Exercise description:
Which lines run from the first one up to and including the one with "plt.rcParams['mathtext.default'] = 'regular'"? Print exactly those.

Supplied information:
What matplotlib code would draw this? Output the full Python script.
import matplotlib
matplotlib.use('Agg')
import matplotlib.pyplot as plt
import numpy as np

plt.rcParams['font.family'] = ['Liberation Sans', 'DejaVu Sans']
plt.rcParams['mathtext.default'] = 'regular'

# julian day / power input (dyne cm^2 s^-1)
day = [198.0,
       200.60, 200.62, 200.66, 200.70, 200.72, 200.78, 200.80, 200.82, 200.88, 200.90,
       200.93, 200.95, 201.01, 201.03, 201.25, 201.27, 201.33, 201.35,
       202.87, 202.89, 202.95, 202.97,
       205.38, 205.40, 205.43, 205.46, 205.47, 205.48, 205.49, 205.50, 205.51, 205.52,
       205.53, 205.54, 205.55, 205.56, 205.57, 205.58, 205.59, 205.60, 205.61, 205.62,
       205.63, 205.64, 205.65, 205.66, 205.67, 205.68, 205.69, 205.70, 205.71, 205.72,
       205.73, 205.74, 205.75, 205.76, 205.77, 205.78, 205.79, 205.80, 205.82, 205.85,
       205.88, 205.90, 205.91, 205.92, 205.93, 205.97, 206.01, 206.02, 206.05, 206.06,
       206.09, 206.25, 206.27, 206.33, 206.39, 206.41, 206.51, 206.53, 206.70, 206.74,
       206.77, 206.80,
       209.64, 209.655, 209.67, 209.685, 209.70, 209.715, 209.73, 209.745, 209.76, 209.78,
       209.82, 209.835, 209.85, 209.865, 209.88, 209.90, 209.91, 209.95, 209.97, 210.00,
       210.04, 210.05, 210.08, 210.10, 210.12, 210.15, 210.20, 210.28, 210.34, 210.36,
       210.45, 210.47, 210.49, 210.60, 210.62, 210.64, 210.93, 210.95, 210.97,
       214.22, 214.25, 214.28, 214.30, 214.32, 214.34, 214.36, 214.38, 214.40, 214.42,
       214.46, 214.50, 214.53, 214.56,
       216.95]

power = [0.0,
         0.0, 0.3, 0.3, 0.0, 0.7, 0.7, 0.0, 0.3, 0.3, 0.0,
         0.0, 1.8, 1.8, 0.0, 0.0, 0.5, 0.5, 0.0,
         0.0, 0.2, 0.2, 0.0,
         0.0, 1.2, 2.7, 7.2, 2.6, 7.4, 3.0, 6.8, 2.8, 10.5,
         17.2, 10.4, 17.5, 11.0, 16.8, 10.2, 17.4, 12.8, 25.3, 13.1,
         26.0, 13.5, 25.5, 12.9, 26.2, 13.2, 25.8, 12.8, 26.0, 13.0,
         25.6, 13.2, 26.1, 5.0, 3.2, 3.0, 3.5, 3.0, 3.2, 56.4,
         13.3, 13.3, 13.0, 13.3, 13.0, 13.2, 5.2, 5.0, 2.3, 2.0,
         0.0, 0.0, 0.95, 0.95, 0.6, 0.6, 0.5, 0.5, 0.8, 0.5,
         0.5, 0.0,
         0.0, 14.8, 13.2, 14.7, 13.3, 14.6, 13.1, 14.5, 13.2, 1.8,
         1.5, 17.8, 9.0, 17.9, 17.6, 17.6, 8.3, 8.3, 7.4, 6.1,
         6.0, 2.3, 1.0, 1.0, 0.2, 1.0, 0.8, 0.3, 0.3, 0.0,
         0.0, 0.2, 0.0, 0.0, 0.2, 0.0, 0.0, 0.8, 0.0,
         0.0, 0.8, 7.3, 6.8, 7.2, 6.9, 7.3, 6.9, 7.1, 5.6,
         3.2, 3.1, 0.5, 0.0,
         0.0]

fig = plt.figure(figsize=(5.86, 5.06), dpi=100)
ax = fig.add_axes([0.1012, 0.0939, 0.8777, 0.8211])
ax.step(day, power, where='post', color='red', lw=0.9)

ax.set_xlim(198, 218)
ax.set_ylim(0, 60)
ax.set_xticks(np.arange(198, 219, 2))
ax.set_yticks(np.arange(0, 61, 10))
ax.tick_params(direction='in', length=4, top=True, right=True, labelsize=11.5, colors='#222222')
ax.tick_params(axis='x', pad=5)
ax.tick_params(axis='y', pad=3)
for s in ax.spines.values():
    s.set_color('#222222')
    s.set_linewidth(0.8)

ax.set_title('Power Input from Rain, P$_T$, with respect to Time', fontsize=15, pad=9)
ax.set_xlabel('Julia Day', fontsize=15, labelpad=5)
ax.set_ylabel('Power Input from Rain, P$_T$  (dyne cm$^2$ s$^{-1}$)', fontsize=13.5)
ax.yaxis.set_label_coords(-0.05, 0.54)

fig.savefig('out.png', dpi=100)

The answer:
What matplotlib code would draw this? Output the full Python script.
import matplotlib
matplotlib.use('Agg')
import matplotlib.pyplot as plt
import numpy as np

plt.rcParams['font.family'] = ['Liberation Sans', 'DejaVu Sans']
plt.rcParams['mathtext.default'] = 'regular'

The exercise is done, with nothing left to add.